Put most bluntly, organometallic (OM) chemistry is the study of compounds containing, and reactions involving, metal-carbon bonds. The metal-carbon bond may be transient or temporary, but if one exists during a reaction or in a compound of interest, we’re squarely in the domain of organometallic chemistry. Despite the denotational importance of the M-C bond, bonds between metals and the other common elements of organic chemistry also appear in OM chemistry: metal-nitrogen, metal-oxygen, metal-halogen, and even metal-hydrogen bonds all play a role. Metals cover a vast swath of the periodic table and include the alkali metals (group 1), alkali earth metals (group 2), transition metals (groups 3-12), the main group metals (groups 13-15, “under the stairs”), and the lanthanides and actinides. We will focus most prominently on the behavior of the transition metals, so called because they cover the transition between the electropositive group 2 elements and the more electron-rich main group elements.
Why is the subject worth studying?

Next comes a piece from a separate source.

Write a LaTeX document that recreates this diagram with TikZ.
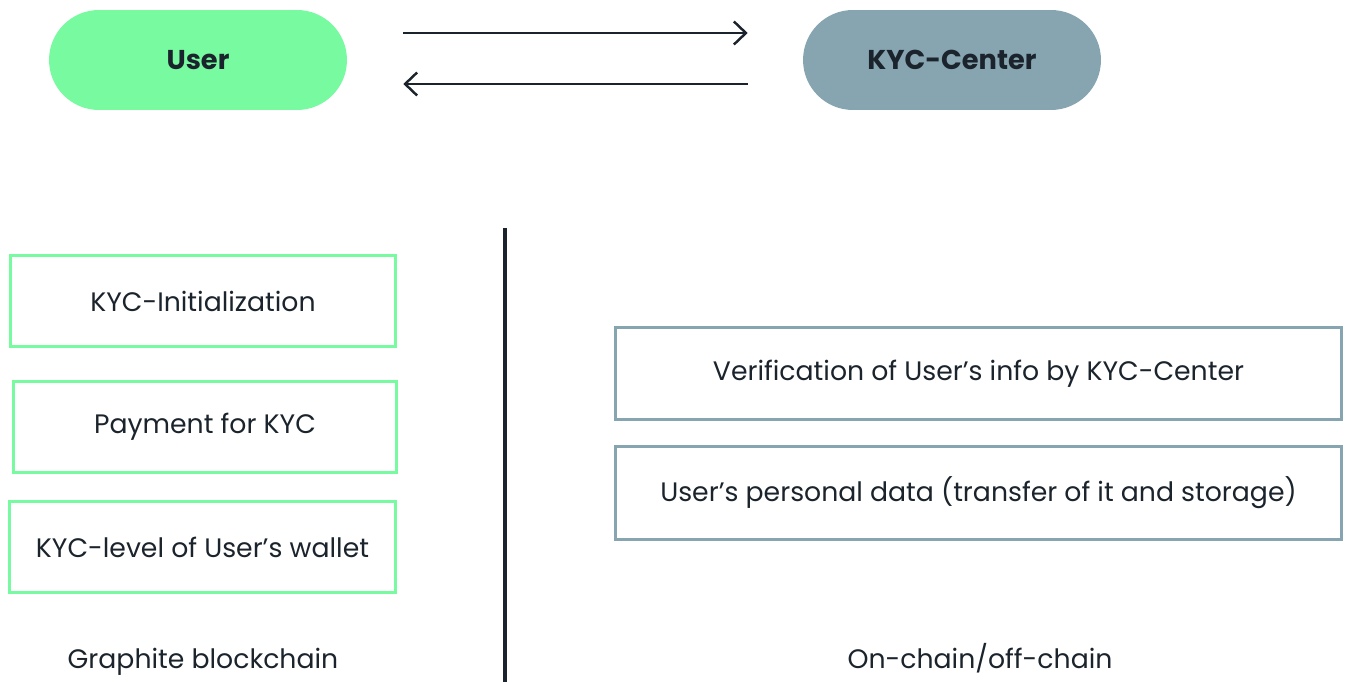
\documentclass[tikz,border=0pt]{standalone}
\usepackage{fontspec}
\setmainfont{Poppins}
\usetikzlibrary{arrows.meta,positioning}

\definecolor{verde}{HTML}{77FAA0}
\definecolor{grigio}{HTML}{87A5B0}
\definecolor{scuro}{HTML}{1B242C}

\tikzset{
  pill/.style={rectangle, rounded corners=1cm, minimum width=5.96cm, minimum height=2cm,
    inner sep=0pt, text=scuro, font=\fontsize{15.5}{18}\selectfont\bfseries},
  boxv/.style={draw=verde, line width=1.7pt, minimum height=1.84cm, inner sep=0pt,
    text=scuro, font=\fontsize{15.2}{18}\selectfont},
  boxg/.style={draw=grigio, line width=1.7pt, minimum width=14.54cm, minimum height=1.86cm,
    inner sep=0pt, text=scuro, font=\fontsize{15.2}{18}\selectfont},
  etichetta/.style={anchor=base, inner sep=0pt, text=scuro, font=\fontsize{15.2}{18}\selectfont},
  freccia/.style={-{Straight Barb[length=2.4mm, width=4.6mm]}, line width=1.4pt, draw=scuro}
}

\begin{document}
\begin{tikzpicture}[x=0.02cm, y=-0.02cm]
    \useasboundingbox (0,0) rectangle (1350,682);

    % Attori
    \node[pill, fill=verde] (user) at (198,60) {User};
    \node[pill, fill=grigio] (kyc) at (952,60) {KYC-Center};

    % Scambio tra User e KYC-Center
    \draw[freccia, shorten <=1.12cm, shorten >=1.1cm] ([yshift=0.54cm]user.east) -- ([yshift=0.54cm]kyc.west);
    \draw[freccia, shorten <=1.1cm, shorten >=1.12cm] ([yshift=-0.48cm]kyc.west) -- ([yshift=-0.48cm]user.east);

    % Divisore
    \draw[scuro, line width=2.8pt] (505,228) -- (505,682);

    % Graphite blockchain
    \node[boxv, minimum width=7.72cm] (init) at (203,301) {KYC-Initialization};
    \node[boxv, minimum width=7.68cm] (pay) at (205,427) {Payment for KYC};
    \node[boxv, minimum width=7.74cm] (level) at (202.5,547) {KYC-level of User’s wallet};
    \node[etichetta] (graphite) at (203,668) {Graphite blockchain};

    % On-chain/off-chain
    \node[boxg] (verif) at (978.5,373.5) {Verification of User’s info by KYC-Center};
    \node[boxg] (dati) at (978.5,493) {User’s personal data (transfer of it and storage)};
    \node[etichetta] (chain) at (980,668) {On-chain/off-chain};
\end{tikzpicture}
\end{document}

Well, for me, it mostly comes down to synthetic flexibility. There’s a reason the “organo” comes first in “organometallic chemistry”—our goal is usually the creation of new bonds in organic compounds. The metals tend to just be along for the ride (although their influence, obviously, is essential). And the fact is that you can do things with organometallic chemistry that you cannot do using straight-up organic chemistry. Case in point:
The venerable Suzuki reaction...unthinkable without palladium!
The establishment of the bond between the phenyl rings through a means other than dumb luck seems unthinkable to the organic chemist, but it’s natural for the palladium-equipped metal-organicker. Bromobenzene looks like a potential electrophile at the bromine-bearing carbon, and if you’re familiar with hydroboration you might see phenylboronic acid as a potential nucleophile at the boron-bearing carbon. Catalytic palladium makes it all happen! Organometallic chemistry is full of these mind-bending transformations, and can expand the synthetic toolbox of the organic chemist considerably.
To throw another motive into the mix for the non-specialist (or the synthesis-spurning chemist), organometallic chemistry is full of intriguing stories of scientific inquiry and discovery. Exploring how researchers take a new organometallic reaction from “ooh pretty” to strong predictive power is instructive for anyone interested in “how science works,” in a practical sense. We’ll examine a number of classical experiments in organometallic chemistry, both for their value to the field and their contributions to the general nature of scientific inquiry.
What kinds of problems should we be able to address as we move forward? Here’s a bulleted list of the most commonly encountered types of problems in an organometallic chemistry course:
- Describe the structure of an organometallic complex…
- Predict the product of the given reaction conditions…
- Draw a reasonable mechanism based on evidence…
- Devise a synthetic route to synthesize a target organometallic compound…
- Explain the observation(s)…
- Predict the results of a series of experiments…
The first four are pretty standard organic-esque problems, but it’s the last two, more general classes that really make organometallic chemistry compelling. Just imagine putting yourself in the shoes of the pioneers and making the same predictions they did!
There you have it, a short introduction to organometallic chemistry and why it’s worth studying. Of course, we’ll use the remainder of space in the blog to fully describe what organometallic chemistry really is…but it’s helpful to keep these motives in mind as you study. Keep a thirst for predictive power, and it’s hard to go wrong with organometallic chemistry!